Cette perspective historique éclaire notre monde contemporain : les sociétés qui favorisent la diffusion du savoir, la tolérance à l'expérimentation et la circulation des idées conservent une longueur d'avance. Le moteur de la croissance n'est pas tant la technologie elle-même que la culture de l'innovation qui l'entoure.

Aghion et Howitt, la mécanique du progrès et du risque

Philippe Aghion et Peter Howitt, eux, ont donné à cette dynamique un cadre théorique devenu incontournable : la ‘'destruction créatrice'', concept popularisé par Schumpeter, qu'ils ont formalisé dans un modèle mathématique en 1992.

Leur approche décrit un capitalisme en perpétuel renouvellement où chaque innovation crée de la valeur, mais détruit en même temps l'ancien monde. L'arrivée du smartphone a condamné le baladeur MP3, l'intelligence artificielle bouleverse déjà des métiers entiers. Cette tension entre création et disparition constitue, selon eux, le cœur battant de la croissance à long terme.

Mais cette énergie créatrice a un revers : les entreprises établies, craignant d'être dépassées, peuvent chercher à bloquer le changement. ‘'Si l'on ne maintient pas les mécanismes de la destruction créatrice, on retombe dans la stagnation'', avertit John Hassler, président du comité Nobel. En d'autres termes, la croissance n'est pas un état naturel, mais une conquête fragile qui dépend du bon équilibre entre innovation et résistance au changement.

Leçons pour notre époque : ne pas craindre la rupture

À l'heure où la transition numérique et écologique bouscule toutes les économies, les travaux des trois lauréats ont une résonance particulière. Ils rappellent que la croissance durable ne se décrète pas par des plans quinquennaux, mais se cultive dans un climat d'ouverture et de confiance.
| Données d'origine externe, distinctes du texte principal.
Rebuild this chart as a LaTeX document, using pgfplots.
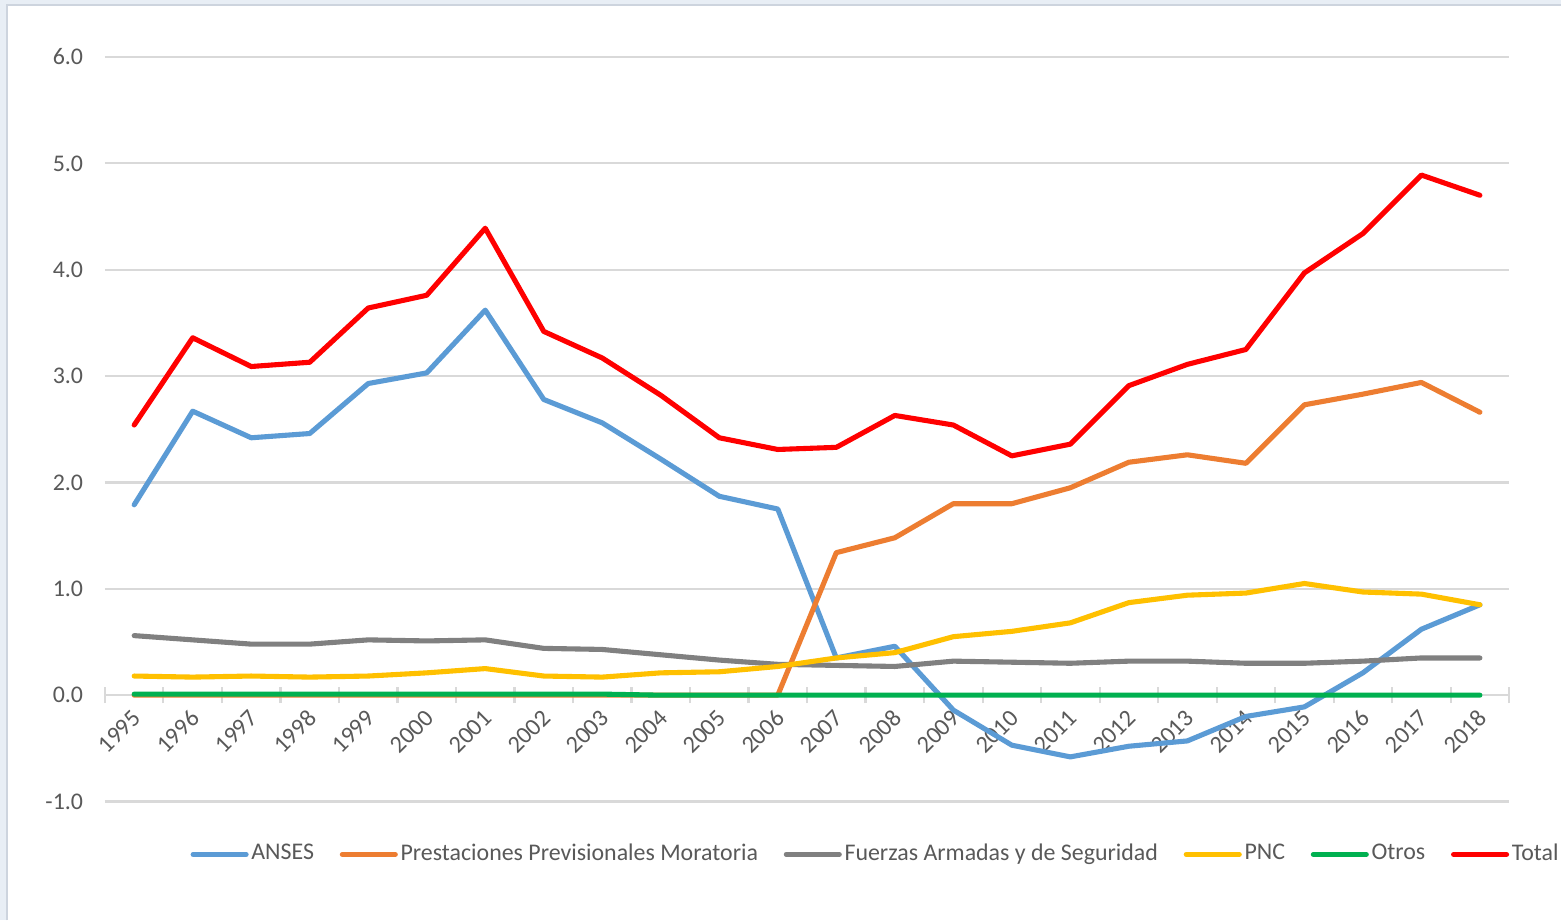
\documentclass[border=0pt]{standalone}
\usepackage{fontspec}
\setmainfont{Carlito}
\usepackage{pgfplots}
\pgfplotsset{compat=1.18}
\definecolor{anses}{RGB}{91,155,213}
\definecolor{morat}{RGB}{237,125,49}
\definecolor{ffaa}{RGB}{128,128,128}
\definecolor{pnc}{RGB}{255,192,0}
\definecolor{otros}{RGB}{0,176,80}
\definecolor{total}{RGB}{255,0,0}
\definecolor{gridc}{RGB}{217,217,217}
\definecolor{txt}{RGB}{89,89,89}
\definecolor{bgc}{RGB}{232,238,245}
\definecolor{framec}{RGB}{205,212,222}

\begin{document}
\begin{tikzpicture}
% screenshot margin and chart frame
\fill[bgc] (-1.05,-1.19) rectangle (14.57,8.02);
\fill[white] (-0.98,-1.19) rectangle (14.57,7.97);
\draw[framec, line width=0.5pt] (-0.98,-1.19) -- (-0.98,7.97) -- (14.57,7.97);
\path[use as bounding box] (-1.05,-1.19) rectangle (14.57,8.02);
\begin{axis}[
    scale only axis, width=14.05cm, height=7.45cm,
    xmin=1994.5, xmax=2018.5, ymin=-1, ymax=6,
    axis x line=middle, axis y line=left,
    x axis line style={-, draw=gridc, line width=0.6pt},
    y axis line style={draw=none},
    xtick={1995,...,2018}, major x tick style={draw=none},
    extra x ticks={1994.5,1995.5,...,2018.5}, extra x tick labels={},
    extra x tick style={major tick length=0.16cm, major x tick style={draw=gridc, line width=0.6pt}, xtick align=center},
    ytick={-1,0,...,6}, major y tick style={draw=none},
    ymajorgrids, grid style={draw=gridc, line width=0.6pt},
    x tick label style={rotate=45, anchor=east, font=\fontsize{6.9}{8}\selectfont, text=txt, xshift=0.06cm, yshift=-0.1cm},
    xticklabel={\pgfmathprintnumber[1000 sep={}, assume math mode=true]{\tick}},
    y tick label style={font=\fontsize{6.8}{8}\selectfont, text=txt, xshift=-0.02cm},
    yticklabel={\pgfmathprintnumber[fixed, fixed zerofill, precision=1, assume math mode=true]{\tick}},
    every axis plot/.append style={line width=1.45pt, line cap=round, line join=round},
    legend columns=6,
    legend style={at={(0.0605,-0.071)}, anchor=west, draw=none, fill=none,
        inner xsep=0pt, inner ysep=0pt, font=\fontsize{6.8}{8}\selectfont, text=txt,
        nodes={inner xsep=0.5pt},
        /tikz/every even column/.append style={column sep=0.24cm},
        /tikz/every odd column/.append style={column sep=0.01cm}},
    legend image code/.code={\draw[#1, line cap=round] (0cm,0cm) -- (0.53cm,0cm);},
]
\addplot[anses] coordinates {
(1995,1.79) (1996,2.67) (1997,2.42) (1998,2.46) (1999,2.93) (2000,3.03)
(2001,3.62) (2002,2.78) (2003,2.56) (2004,2.22) (2005,1.87) (2006,1.75)
(2007,0.35) (2008,0.46) (2009,-0.14) (2010,-0.47) (2011,-0.58) (2012,-0.48)
(2013,-0.43) (2014,-0.20) (2015,-0.11) (2016,0.21) (2017,0.62) (2018,0.85)};
\addlegendentry{ANSES}
\addplot[morat] coordinates {
(1995,0) (1996,0) (1997,0) (1998,0) (1999,0) (2000,0)
(2001,0) (2002,0) (2003,0) (2004,0) (2005,0) (2006,0)
(2007,1.34) (2008,1.48) (2009,1.80) (2010,1.80) (2011,1.95) (2012,2.19)
(2013,2.26) (2014,2.18) (2015,2.73) (2016,2.83) (2017,2.94) (2018,2.66)};
\addlegendentry{Prestaciones Previsionales Moratoria}
\addplot[ffaa] coordinates {
(1995,0.56) (1996,0.52) (1997,0.48) (1998,0.48) (1999,0.52) (2000,0.51)
(2001,0.52) (2002,0.44) (2003,0.43) (2004,0.38) (2005,0.33) (2006,0.29)
(2007,0.28) (2008,0.27) (2009,0.32) (2010,0.31) (2011,0.30) (2012,0.32)
(2013,0.32) (2014,0.30) (2015,0.30) (2016,0.32) (2017,0.35) (2018,0.35)};
\addlegendentry{Fuerzas Armadas y de Seguridad}
\addplot[pnc] coordinates {
(1995,0.18) (1996,0.17) (1997,0.18) (1998,0.17) (1999,0.18) (2000,0.21)
(2001,0.25) (2002,0.18) (2003,0.17) (2004,0.21) (2005,0.22) (2006,0.27)
(2007,0.35) (2008,0.40) (2009,0.55) (2010,0.60) (2011,0.68) (2012,0.87)
(2013,0.94) (2014,0.96) (2015,1.05) (2016,0.97) (2017,0.95) (2018,0.85)};
\addlegendentry{PNC}
\addplot[otros] coordinates {
(1995,0.01) (1996,0.01) (1997,0.01) (1998,0.01) (1999,0.01) (2000,0.01)
(2001,0.01) (2002,0.01) (2003,0.01) (2004,0.00) (2005,0.00) (2006,0.00)
(2007,0.00) (2008,0.00) (2009,0.00) (2010,0.00) (2011,0.00) (2012,0.00)
(2013,0.00) (2014,0.00) (2015,0.00) (2016,0.00) (2017,0.00) (2018,0.00)};
\addlegendentry{Otros}
\addplot[total] coordinates {
(1995,2.54) (1996,3.36) (1997,3.09) (1998,3.13) (1999,3.64) (2000,3.76)
(2001,4.39) (2002,3.42) (2003,3.17) (2004,2.82) (2005,2.42) (2006,2.31)
(2007,2.33) (2008,2.63) (2009,2.54) (2010,2.25) (2011,2.36) (2012,2.91)
(2013,3.11) (2014,3.25) (2015,3.97) (2016,4.34) (2017,4.89) (2018,4.70)};
\addlegendentry{Total}
\end{axis}
\end{tikzpicture}
\end{document}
Pour Philippe Aghion, professeur au Collège de France, à l'INSEAD et à la London School of Economics (Royaume-Uni), cela implique des politiques publiques capables de soutenir la recherche et l'entrepreneuriat tout en accompagnant les perdants de la mutation. ‘'L'enjeu n'est pas d'arrêter la destruction créatrice, mais de la rendre inclusive'', aime-t-il à rappeler.

Cette vision redonne au progrès sa dimension humaine : la technologie, aussi puissante soit-elle, ne vaut que par la capacité des sociétés à l'intégrer sans fracturer leur cohésion.

En décernant la moitié du prix à Joel Mokyr (pour ‘'avoir expliqué la croissance économique fondée sur l'innovation'') et l'autre moitié à Philippe Aghion et Peter Howitt, professeur émérite d'économie à Brown University aux Etats-Unis (pour ‘'la théorie de la croissance soutenue par la destruction créatrice''), l'Académie suédoise ne récompense pas seulement des chercheurs, mais une idée ; celle d'un progrès exigeant, fait d'équilibres et de remises en cause.

De la machine à vapeur à l'intelligence artificielle, la trajectoire est la même : chaque rupture menace un ordre établi, mais ouvre un horizon plus vaste. La croissance, au fond, n'est rien d'autre qu'un apprentissage collectif de la nouveauté.

En 2025, le Nobel d'économie rappelle que la prospérité repose moins sur la stabilité que sur le courage du changement. Comme l'écrivait Schumpeter, ‘'le capitalisme, c'est l'ouragan de la destruction créatrice''. Mokyr, Aghion et Howitt nous en rappellent à juste titre : pour que le vent du progrès continue de souffler, il faut que les sociétés restent ouvertes aux idées, même et surtout, lorsqu'elles dérangent.